Now the Casals temper came out. He snatched up his cello and played a phrase from the Beethoven sonata. “Didn’t you play this fingering? Ah, you did! It was novel to me … it was good … and here didn’t you attack that passage with up-bow, like this?” He went on to point out what he liked about everything Piatigorsky had played that night.
“Leave it to the ignorant and stupid who judge by counting only the faults, “ he said. “I can be grateful, and so must you be, for even one note, one wonderful phrase.”
THE IMPOVERISHED ROMANTIC 0624
Felicien David is remembered as one of France’s great romantic composers. At the age of twenty-one, he already had a strong sense of romanticism and the hardships that came with trying to make a living from it.
In 1831 David was writing a comic opera but his financial situation was no laughing matter.
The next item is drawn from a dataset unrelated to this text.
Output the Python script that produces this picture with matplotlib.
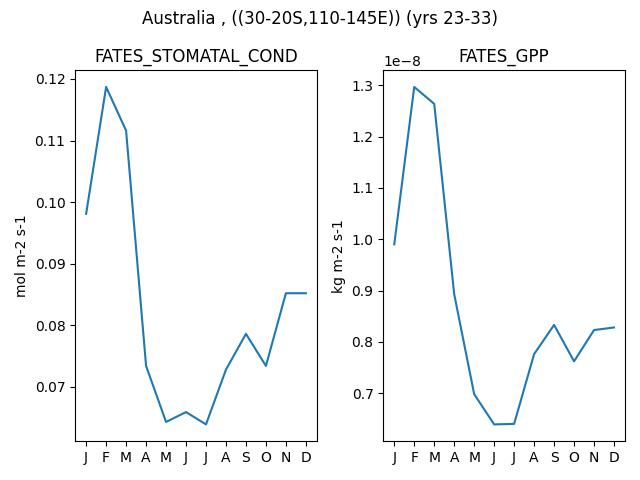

He had just lost the financial support of his uncle and was penniless in Paris. David managed to find a few students in harmony and piano, and fell in love with one of them, which left him “dreaming, timid, wondering, and more than a little confused”, according to a friend.
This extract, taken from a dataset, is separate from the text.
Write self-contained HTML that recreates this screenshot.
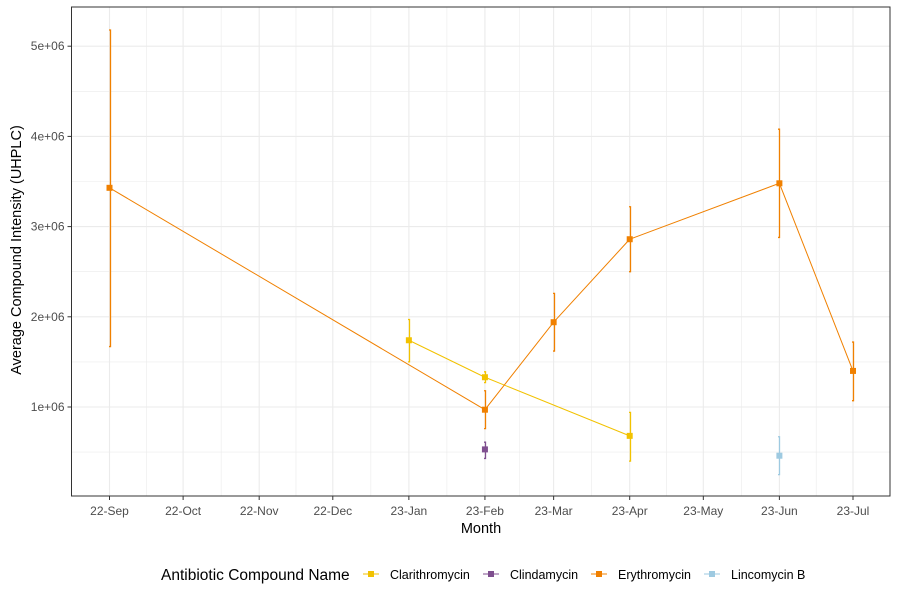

David longed for the recognition that would come with winning the prestigious Prix de Rome, but didn’t apply for it because he feared the loss of self-esteem that would come with the failure he thought inevitable, given the back room scheming that affected the outcome of the competition.
When he began to lose pupils, David expressed his romanticism in a worried but light-hearted letter to his sister and brother-in-law:
Unless my luck gets better, I’ll be as naked as a rat at the morgue. For some reason my mind has been rather fallow of late, maybe because of my persistent piano practicing. I’m working on some piano pieces - not sonatas- that term is too old. You understand that I’m a romantic. That’s what everyone tells me, even my teachers. Entre nous, it’s true. I have little patience with theory. I’d be delighted to be romantic like Beethoven, and Weber – new and original. That’s where my romanticism is. I hope it won’t detract from my severe principles. You would marvel at my chin – dark with a black beard. It’s the secret emblem of the romantic – or at least those who intend to be so.
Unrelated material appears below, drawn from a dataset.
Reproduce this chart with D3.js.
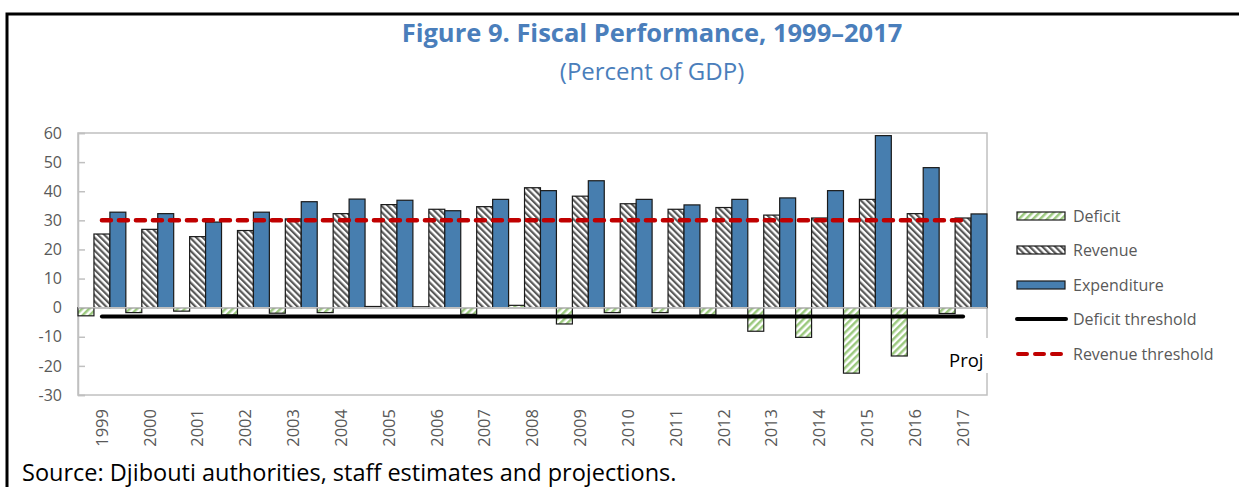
<!DOCTYPE html>
<html>
  <head>
    <title>Fiscal Performance D3</title>
    <script src="https://d3js.org/d3.v7.min.js"></script>
    <style>
      body { margin: 0; background: #fff; }
      text { font-family: "Open Sans", "Noto Sans", sans-serif; }
    </style>
  </head>
  <body>
    <div id="chart"></div>
    <script>
// Data (percent of GDP)
const years = ["1999","2000","2001","2002","2003","2004","2005","2006","2007","2008",
               "2009","2010","2011","2012","2013","2014","2015","2016","2017"];
const deficit = [-2.8, -1.7, -1.2, -2.5, -1.9, -1.7, 0.4, 0.3, -2.3, 0.8,
                 -5.6, -1.7, -1.7, -2.5, -8.1, -10.2, -22.5, -16.6, -2.0];
const revenue = [25.3, 26.9, 24.4, 26.5, 30.5, 32.3, 35.4, 33.8, 34.7, 41.2,
                 38.3, 35.7, 33.8, 34.4, 31.8, 30.8, 37.2, 32.3, 30.8];
const expenditure = [32.8, 32.3, 29.4, 32.8, 36.4, 37.3, 36.9, 33.3, 37.2, 40.2,
                     43.6, 37.2, 35.3, 37.2, 37.7, 40.2, 59.1, 48.1, 32.2];
const deficitThreshold = [-3, -3, -3, -3, -3, -3, -3, -3, -3, -3,
                          -3, -3, -3, -3, -3, -3, -3, -3, -3];
const revenueThreshold = [30, 30, 30, 30, 30, 30, 30, 30, 30, 30,
                          30, 30, 30, 30, 30, 30, 30, 30, 30];
const yTicks = [-30, -20, -10, 0, 10, 20, 30, 40, 50, 60];
const barSeries = ["Deficit", "Revenue", "Expenditure"];

// Dimensions
const width = 1239;
const height = 487;
const plotLeft = 78;
const plotRight = 987;
const plotTop = 133;
const plotBottom = 395;

const svg = d3.select("#chart").append("svg")
  .attr("width", width)
  .attr("height", height)
  .attr("viewBox", [0, 0, width, height]);

// Patterns
const defs = svg.append("defs");
const revPat = defs.append("pattern")
  .attr("id", "revPat")
  .attr("patternUnits", "userSpaceOnUse")
  .attr("width", 4.5).attr("height", 4.5)
  .attr("patternTransform", "rotate(-45)");
revPat.append("rect").attr("width", 4.5).attr("height", 4.5).attr("fill", "#fff");
revPat.append("rect").attr("width", 2.2).attr("height", 4.5).attr("fill", "#595959");

const defPat = defs.append("pattern")
  .attr("id", "defPat")
  .attr("patternUnits", "userSpaceOnUse")
  .attr("width", 5).attr("height", 5)
  .attr("patternTransform", "rotate(45)");
defPat.append("rect").attr("width", 5).attr("height", 5).attr("fill", "#fff");
defPat.append("rect").attr("width", 2.5).attr("height", 5).attr("fill", "#9cc97f");

const fills = { Deficit: "url(#defPat)", Revenue: "url(#revPat)", Expenditure: "#477eaf" };
const values = { Deficit: deficit, Revenue: revenue, Expenditure: expenditure };

// Frame
svg.append("path")
  .attr("d", `M7,${height} V14 H${width}`)
  .attr("fill", "none")
  .attr("stroke", "#000")
  .attr("stroke-width", 3);

// Titles
svg.append("text")
  .attr("x", 652).attr("y", 42)
  .attr("text-anchor", "middle")
  .attr("fill", "#4a7ebb")
  .style("font-size", "25.5px")
  .style("font-weight", "bold")
  .text("Figure 9. Fiscal Performance, 1999–2017");

svg.append("text")
  .attr("x", 652).attr("y", 80)
  .attr("text-anchor", "middle")
  .attr("fill", "#4a7ebb")
  .style("font-size", "24px")
  .text("(Percent of GDP)");

// Scales
const x = d3.scaleBand()
  .domain(years)
  .range([plotLeft, plotRight])
  .padding(0);

const xs = d3.scaleBand()
  .domain(barSeries)
  .range([0, x.bandwidth()])
  .padding(0);

const y = d3.scaleLinear()
  .domain([-30, 60])
  .range([plotBottom, plotTop]);

// Plot border
svg.append("rect")
  .attr("x", plotLeft).attr("y", plotTop)
  .attr("width", plotRight - plotLeft)
  .attr("height", plotBottom - plotTop)
  .attr("fill", "none")
  .attr("stroke", "#c0c0c0")
  .attr("stroke-width", 1.5);

// Y axis
const yAxis = svg.append("g")
  .attr("transform", `translate(${plotLeft},0)`)
  .call(d3.axisLeft(y).tickValues(yTicks).tickSize(-7).tickPadding(16)
    .tickFormat(d => String(d)));
yAxis.select(".domain").attr("stroke", "#c0c0c0").attr("stroke-width", 1.5);
yAxis.selectAll(".tick line").attr("stroke", "#c0c0c0").attr("stroke-width", 1.5);
yAxis.selectAll(".tick text")
  .attr("fill", "#595959")
  .style("font-size", "16px")
  .style("font-family", "'Open Sans', sans-serif");

// X labels
const xAxis = svg.append("g")
  .attr("transform", `translate(0,${plotBottom})`)
  .call(d3.axisBottom(x).tickSize(0));
xAxis.select(".domain").remove();
xAxis.selectAll(".tick text")
  .attr("transform", "rotate(-90)")
  .attr("text-anchor", "end")
  .attr("x", -14)
  .attr("y", 0)
  .attr("dy", "0.35em")
  .attr("fill", "#595959")
  .style("font-size", "16.5px")
  .style("font-family", "'Open Sans', sans-serif");

// Bars
const groups = svg.append("g")
  .selectAll("g")
  .data(years)
  .join("g")
  .attr("transform", d => `translate(${x(d)},0)`);

groups.selectAll("rect")
  .data((d, i) => barSeries.map(s => ({ key: s, value: values[s][i] })))
  .join("rect")
  .attr("x", d => xs(d.key))
  .attr("y", d => y(Math.max(0, d.value)))
  .attr("width", xs.bandwidth())
  .attr("height", d => Math.abs(y(d.value) - y(0)))
  .attr("fill", d => fills[d.key])
  .attr("stroke", "#1a1a1a")
  .attr("stroke-width", 1.2);

// Zero line
svg.append("line")
  .attr("x1", plotLeft).attr("x2", plotRight)
  .attr("y1", y(0)).attr("y2", y(0))
  .attr("stroke", "#c0c0c0")
  .attr("stroke-width", 1.5);

// Threshold lines
const line = d3.line()
  .x((d, i) => x(years[i]) + x.bandwidth() / 2)
  .y(d => y(d));

svg.append("path")
  .datum(deficitThreshold)
  .attr("fill", "none")
  .attr("stroke", "#000")
  .attr("stroke-width", 4)
  .attr("stroke-linecap", "round")
  .attr("d", line);

svg.append("path")
  .datum(revenueThreshold)
  .attr("fill", "none")
  .attr("stroke", "#c00000")
  .attr("stroke-width", 4.5)
  .attr("stroke-dasharray", "9,8")
  .attr("stroke-linecap", "round")
  .attr("d", line);

// "Proj" label
svg.append("rect")
  .attr("x", 945).attr("y", 338)
  .attr("width", 46).attr("height", 35)
  .attr("fill", "#fff");
svg.append("text")
  .attr("x", 949).attr("y", 367)
  .attr("fill", "#000")
  .style("font-size", "18.5px")
  .text("Proj");

// Legend
const legend = svg.append("g").attr("transform", "translate(1017,0)");
const legendRows = [
  { label: "Deficit", type: "rect", fill: fills.Deficit, y: 216 },
  { label: "Revenue", type: "rect", fill: fills.Revenue, y: 250 },
  { label: "Expenditure", type: "rect", fill: fills.Expenditure, y: 285 },
  { label: "Deficit threshold", type: "solid", y: 319 },
  { label: "Revenue threshold", type: "dash", y: 354 }
];
legendRows.forEach(r => {
  if (r.type === "rect") {
    legend.append("rect")
      .attr("x", 0).attr("y", r.y - 4)
      .attr("width", 48).attr("height", 8)
      .attr("fill", r.fill)
      .attr("stroke", "#1a1a1a")
      .attr("stroke-width", 1.2);
  } else if (r.type === "solid") {
    legend.append("line")
      .attr("x1", 0).attr("x2", 49)
      .attr("y1", r.y).attr("y2", r.y)
      .attr("stroke", "#000")
      .attr("stroke-width", 4)
      .attr("stroke-linecap", "round");
  } else {
    legend.append("line")
      .attr("x1", 1).attr("x2", 49)
      .attr("y1", r.y).attr("y2", r.y)
      .attr("stroke", "#c00000")
      .attr("stroke-width", 4)
      .attr("stroke-dasharray", "9,8")
      .attr("stroke-linecap", "round");
  }
  legend.append("text")
    .attr("x", 56).attr("y", r.y)
    .attr("dy", "0.35em")
    .attr("fill", "#595959")
    .style("font-size", "16px")
    .text(r.label);
});

// Source note
svg.append("text")
  .attr("x", 22).attr("y", 481)
  .attr("fill", "#000")
  .style("font-size", "23.5px")
  .text("Source: Djibouti authorities, staff estimates and projections.");
    </script>
  </body>
</html>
Felicien David would go on to make a comfortable living as one of France’s great romantic composers.
SHIFTING
ALLEGIANCE 0625
Although he
was born in Glasgow of an English mother, Eugene d’Albert never considered
himself an Englishman. His father, who was a ballet master in London’s King’s Theatre
anad a Covent Garden, was German-born, but was of French and Italian descent,
and had among his forbears two 18th-century composers, Giuseppe
Matteo Alberti and Domenico Alberti.
If young d’Albert
had a constant in his life, it was probably music. His first teacher was his
father, who apparently was quite effective, because at the age of twelve the
boy won a scholarship to the new National Training School for Music, where he became
well-known not just as a bravura pianist, but also as a capable composer, and
by the age of seventeen he was credited with writing the overture to Gilbert and
Sullivan’s comic opera Patience.
During the
same year 1881, d’Albert won a scholarship that enabled him to study in Europe,
where he made the acquaintance of Liszt and Brahms. Under the spell of Wagner’s
Tristan and Isolde, he moved to Germany and changed his name from Eugene
to Eugen. He said that one hearing of Wagner’s opera had taught him more than
everything he had learned from his father or the National Training School of
Music.
A year later,
at eighteen, he became the youngest soloist to perform with the Vienna
Philharmonic when he played his own piano concerto. After years of
International touring, d’Albert devoted more and more time to composing, and
produced a total of twenty-one operas, the seventh of which, Tiefland,
found a permanent place in the repertory.
In 1914, at
the outbreak of World War I, d’Albert’s lonstanding favoritism toward Germany
made him a controversial figure in England, and he later softened some of his
statements, saying with a curiously foreign syntax, “The former prejudice which
I had against England, which several incidents aroused, has completely vanished
since many years”.
Eugen d’Albert’s
personal allegiance also tended to drift. In 1932, having long since become a
Swiss citizen, he died in Riga, Latvia, where he had gone to divorce his sixth
wife.
A
SUMMER PRANK 0626
Muzio
Clementi was one of the most diverse musicians of his time. He was a celebrated
pianist. He manufactured and sold pianos. He was a major composer. He was a
publisher. And if one account is true, Clementi was also focused to a fault.
In his
memoirs, oboist William Parke wrote of a hot summer day in 1796 and an outing
during which Clementi and a cellist named John Crosdill went swimming while
visiting the estate of the Earl of Pembroke. Hearing of Clementi’s
absent-mindedness, Crosdill decided to test it. While Clementi continued to
swim, Crosdill sneaked off with his shirt and took it into the house and let
Lord Pembroke in on the joke. Parke continues:
At the
expiration of half an hour Clementi returned, perfectly dressed as he believed,
and while he was expatiating largely on the pleasure he received by his
immersion, a gentleman and his lady (friends of the peer) arrived on an evening
visit. After the usual introductions had taken place, the lady expressed a
desire to hear Clementi play one of his own sonatas on the pianoforte, to which
he readily assented.
Having
taken his seat, and fidgeted a little in his peculiar way, he played the first
movement of one of his most difficult pieces, and was about to begin the adagio
when, being oppressed with heat, he unconsciously unbuttoned nearly the whole
of his waistcoat, and was proceeding, when the lady greatly surprised, hastily
retired to the farthest part of the room while Lord Pembroke, almost convulsed
with laughter, apprised Clementi of his situation, who, staring wildly, darted
out of the room, and could not by any entreaties be prevailed on to rejoin the
party.
The
absent-minded Muzio Clementi was also known for going out in the morning
wearing one black and one white stocking.